■ STATED PROBLEM ■
Without the pictures, set down every line of the data exactly.
=== DATA BLOCK ===
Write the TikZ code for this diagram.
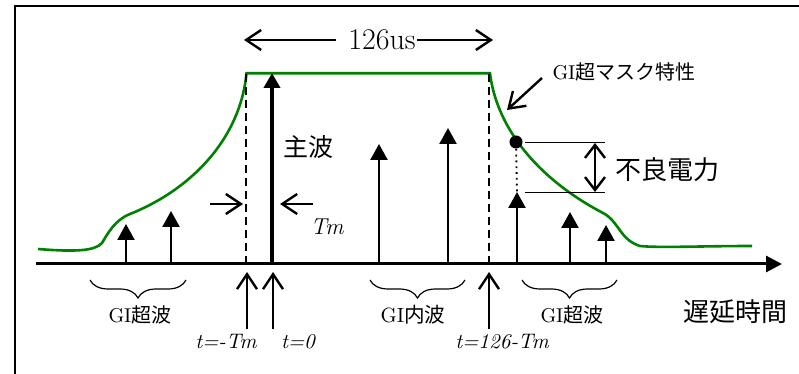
\documentclass[tikz,border=0pt]{standalone}
\usepackage{fontspec}
\newfontfamily\jpfont{Noto Sans CJK JP}
\usetikzlibrary{arrows.meta,decorations.pathreplacing}
\newcommand{\jtext}[1]{{\jpfont #1}}

\tikzset{
  axisline/.style={line width=1.5pt, -{Triangle[length=8pt,width=8pt]}},
  smallwave/.style={line width=1.2pt, -{Triangle[length=8pt,width=8.5pt]}},
  mainwave/.style={line width=2.4pt, -{Triangle[length=7.5pt,width=8pt]}},
  barb/.style={line width=1.2pt, -{Straight Barb[length=7.5pt,width=10pt]}},
  maskline/.style={line width=1.3pt, green!50!black},
  gapline/.style={line width=1pt, dash pattern=on 4pt off 2.5pt},
  gibrace/.style={decorate, decoration={brace, mirror, amplitude=9pt}, line width=0.6pt},
}

\begin{document}
\begin{tikzpicture}[x=0.5pt,y=-0.5pt]
        \useasboundingbox (0,0) rectangle (799,374);

        % Frame
        \draw[line width=1pt] (15,374) -- (15,6) -- (799,6);

        % Time axis
        \coordinate (o) at (36,264);
        \coordinate (tend) at (782,264);
        \draw[axisline] (o) -- (tend);

        % GI mask characteristic
        \draw[maskline] (38,249) .. controls (75,252) and (95,251) .. (102,243)
            .. controls (108,233) and (115,220) .. (130,214)
            .. controls (190,190) and (240,140) .. (246.5,73.3)
            -- (490,73.3)
            .. controls (497,130) and (540,180) .. (603,213)
            .. controls (619,221.4) and (620,240) .. (640,246)
            .. controls (660,248) and (700,246) .. (752,246);

        % Guard interval edges
        \coordinate (g1) at (246,264);
        \coordinate (g1t) at (246,73);
        \coordinate (g2) at (489,264);
        \coordinate (g2t) at (489,73);
        \draw[gapline] (g1) -- (g1t);
        \draw[gapline] (g2) -- (g2t);

        % Main wave
        \coordinate (m0) at (272,264);
        \coordinate (m1) at (272,73);
        \draw[mainwave] (m0) -- (m1);
        \node[font=\jpfont\fontsize{12.5}{14}\selectfont, inner sep=0] (main) at (308,147) {主波};

        % Delayed waves
        \foreach \x/\h [count=\i] in {126/224, 171/211, 379/144, 448/128, 517/192, 570/212, 606/225} {
            \coordinate (p\i) at (\x,264);
            \coordinate (q\i) at (\x,\h);
            \draw[smallwave] (p\i) -- (q\i);
        }

        % Tm offset
        \coordinate (a1) at (210,204);
        \coordinate (a2) at (243,204);
        \coordinate (b1) at (313,204);
        \coordinate (b2) at (280,204);
        \draw[barb] (a1) -- (a2);
        \draw[barb] (b1) -- (b2);
        \node[font=\fontsize{11.5}{13}\selectfont\itshape, inner sep=0] (tm) at (327,227) {Tm};

        % 126us width
        \node[font=\fontsize{15}{17}\selectfont, inner sep=0] (dur) at (382,40) {126us};
        \coordinate (d1) at (336,40);
        \coordinate (d2) at (244,40);
        \coordinate (d3) at (417,40);
        \coordinate (d4) at (493,40);
        \draw[barb] (d1) -- (d2);
        \draw[barb] (d3) -- (d4);

        % Mask label
        \node[font=\fontsize{10}{12}\selectfont, inner sep=0] (mask) at (624,72) {GI\jtext{超マスク特性}};
        \coordinate (k1) at (542,78);
        \coordinate (k2) at (507,110);
        \draw[barb] (k1) -- (k2);

        % Interference power
        \node[circle, fill, inner sep=2.3pt] (dot) at (516,142) {};
        \draw[line width=0.9pt, dotted] (dot) -- (q5);
        \coordinate (h1) at (525,142.7);
        \coordinate (h2) at (605,142.7);
        \coordinate (h3) at (525,192.3);
        \coordinate (h4) at (605,192.3);
        \draw[line width=0.6pt] (h1) -- (h2);
        \draw[line width=0.6pt] (h3) -- (h4);
        \coordinate (v1) at (595,143);
        \coordinate (v2) at (595,192);
        \draw[barb, {Straight Barb[length=6.5pt,width=10pt]}-{Straight Barb[length=6.5pt,width=10pt]}] (v1) -- (v2);
        \node[font=\jpfont\fontsize{13}{15}\selectfont, inner sep=0] (loss) at (667,170) {不良電力};

        % Braces
        \coordinate (c1) at (90,280);
        \coordinate (c2) at (186,280);
        \coordinate (c3) at (370,280);
        \coordinate (c4) at (465,280);
        \coordinate (c5) at (522,280);
        \coordinate (c6) at (617,280);
        \draw[gibrace] (c1) -- (c2);
        \draw[gibrace] (c3) -- (c4);
        \draw[gibrace] (c5) -- (c6);
        \node[font=\fontsize{10}{12}\selectfont, inner sep=0] (pre) at (140,315) {GI\jtext{超波}};
        \node[font=\fontsize{10.3}{12}\selectfont, inner sep=0] (inner) at (413,315) {GI\jtext{内波}};
        \node[font=\fontsize{10}{12}\selectfont, inner sep=0] (post) at (572,315) {GI\jtext{超波}};
        \node[font=\jpfont\fontsize{13}{15}\selectfont, inner sep=0] (delay) at (735,312) {遅延時間};

        % Time marks
        \coordinate (s1) at (247,329);
        \coordinate (s1t) at (247,272);
        \coordinate (s2) at (273,329);
        \coordinate (s2t) at (273,272);
        \coordinate (s3) at (489,329);
        \coordinate (s3t) at (489,272);
        \draw[barb] (s1) -- (s1t);
        \draw[barb] (s2) -- (s2t);
        \draw[barb] (s3) -- (s3t);
        \node[font=\fontsize{10.5}{12}\selectfont\itshape, inner sep=0] (tneg) at (226,342) {t=-Tm};
        \node[font=\fontsize{10.5}{12}\selectfont\itshape, inner sep=0] (tzero) at (298,342) {t=0};
        \node[font=\fontsize{10.5}{12}\selectfont\itshape, inner sep=0] (tend2) at (502,342) {t=126-Tm};
\end{tikzpicture}
\end{document}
===
■ FINISHED ANSWER ■
Write the TikZ code for this diagram.
\documentclass[tikz,border=0pt]{standalone}
\usepackage{fontspec}
\newfontfamily\jpfont{Noto Sans CJK JP}
\usetikzlibrary{arrows.meta,decorations.pathreplacing}
\newcommand{\jtext}[1]{{\jpfont #1}}

\tikzset{
  axisline/.style={line width=1.5pt, -{Triangle[length=8pt,width=8pt]}},
  smallwave/.style={line width=1.2pt, -{Triangle[length=8pt,width=8.5pt]}},
  mainwave/.style={line width=2.4pt, -{Triangle[length=7.5pt,width=8pt]}},
  barb/.style={line width=1.2pt, -{Straight Barb[length=7.5pt,width=10pt]}},
  maskline/.style={line width=1.3pt, green!50!black},
  gapline/.style={line width=1pt, dash pattern=on 4pt off 2.5pt},
  gibrace/.style={decorate, decoration={brace, mirror, amplitude=9pt}, line width=0.6pt},
}

\begin{document}
\begin{tikzpicture}[x=0.5pt,y=-0.5pt]
        \useasboundingbox (0,0) rectangle (799,374);

        % Frame
        \draw[line width=1pt] (15,374) -- (15,6) -- (799,6);

        % Time axis
        \coordinate (o) at (36,264);
        \coordinate (tend) at (782,264);
        \draw[axisline] (o) -- (tend);

        % GI mask characteristic
        \draw[maskline] (38,249) .. controls (75,252) and (95,251) .. (102,243)
            .. controls (108,233) and (115,220) .. (130,214)
            .. controls (190,190) and (240,140) .. (246.5,73.3)
            -- (490,73.3)
            .. controls (497,130) and (540,180) .. (603,213)
            .. controls (619,221.4) and (620,240) .. (640,246)
            .. controls (660,248) and (700,246) .. (752,246);

        % Guard interval edges
        \coordinate (g1) at (246,264);
        \coordinate (g1t) at (246,73);
        \coordinate (g2) at (489,264);
        \coordinate (g2t) at (489,73);
        \draw[gapline] (g1) -- (g1t);
        \draw[gapline] (g2) -- (g2t);

        % Main wave
        \coordinate (m0) at (272,264);
        \coordinate (m1) at (272,73);
        \draw[mainwave] (m0) -- (m1);
        \node[font=\jpfont\fontsize{12.5}{14}\selectfont, inner sep=0] (main) at (308,147) {主波};

        % Delayed waves
        \foreach \x/\h [count=\i] in {126/224, 171/211, 379/144, 448/128, 517/192, 570/212, 606/225} {
            \coordinate (p\i) at (\x,264);
            \coordinate (q\i) at (\x,\h);
            \draw[smallwave] (p\i) -- (q\i);
        }

        % Tm offset
        \coordinate (a1) at (210,204);
        \coordinate (a2) at (243,204);
        \coordinate (b1) at (313,204);
        \coordinate (b2) at (280,204);
        \draw[barb] (a1) -- (a2);
        \draw[barb] (b1) -- (b2);
        \node[font=\fontsize{11.5}{13}\selectfont\itshape, inner sep=0] (tm) at (327,227) {Tm};

        % 126us width
        \node[font=\fontsize{15}{17}\selectfont, inner sep=0] (dur) at (382,40) {126us};
        \coordinate (d1) at (336,40);
        \coordinate (d2) at (244,40);
        \coordinate (d3) at (417,40);
        \coordinate (d4) at (493,40);
        \draw[barb] (d1) -- (d2);
        \draw[barb] (d3) -- (d4);

        % Mask label
        \node[font=\fontsize{10}{12}\selectfont, inner sep=0] (mask) at (624,72) {GI\jtext{超マスク特性}};
        \coordinate (k1) at (542,78);
        \coordinate (k2) at (507,110);
        \draw[barb] (k1) -- (k2);

        % Interference power
        \node[circle, fill, inner sep=2.3pt] (dot) at (516,142) {};
        \draw[line width=0.9pt, dotted] (dot) -- (q5);
        \coordinate (h1) at (525,142.7);
        \coordinate (h2) at (605,142.7);
        \coordinate (h3) at (525,192.3);
        \coordinate (h4) at (605,192.3);
        \draw[line width=0.6pt] (h1) -- (h2);
        \draw[line width=0.6pt] (h3) -- (h4);
        \coordinate (v1) at (595,143);
        \coordinate (v2) at (595,192);
        \draw[barb, {Straight Barb[length=6.5pt,width=10pt]}-{Straight Barb[length=6.5pt,width=10pt]}] (v1) -- (v2);
        \node[font=\jpfont\fontsize{13}{15}\selectfont, inner sep=0] (loss) at (667,170) {不良電力};

        % Braces
        \coordinate (c1) at (90,280);
        \coordinate (c2) at (186,280);
        \coordinate (c3) at (370,280);
        \coordinate (c4) at (465,280);
        \coordinate (c5) at (522,280);
        \coordinate (c6) at (617,280);
        \draw[gibrace] (c1) -- (c2);
        \draw[gibrace] (c3) -- (c4);
        \draw[gibrace] (c5) -- (c6);
        \node[font=\fontsize{10}{12}\selectfont, inner sep=0] (pre) at (140,315) {GI\jtext{超波}};
        \node[font=\fontsize{10.3}{12}\selectfont, inner sep=0] (inner) at (413,315) {GI\jtext{内波}};
        \node[font=\fontsize{10}{12}\selectfont, inner sep=0] (post) at (572,315) {GI\jtext{超波}};
        \node[font=\jpfont\fontsize{13}{15}\selectfont, inner sep=0] (delay) at (735,312) {遅延時間};

        % Time marks
        \coordinate (s1) at (247,329);
        \coordinate (s1t) at (247,272);
        \coordinate (s2) at (273,329);
        \coordinate (s2t) at (273,272);
        \coordinate (s3) at (489,329);
        \coordinate (s3t) at (489,272);
        \draw[barb] (s1) -- (s1t);
        \draw[barb] (s2) -- (s2t);
        \draw[barb] (s3) -- (s3t);
        \node[font=\fontsize{10.5}{12}\selectfont\itshape, inner sep=0] (tneg) at (226,342) {t=-Tm};
        \node[font=\fontsize{10.5}{12}\selectfont\itshape, inner sep=0] (tzero) at (298,342) {t=0};
        \node[font=\fontsize{10.5}{12}\selectfont\itshape, inner sep=0] (tend2) at (502,342) {t=126-Tm};
\end{tikzpicture}
\end{document}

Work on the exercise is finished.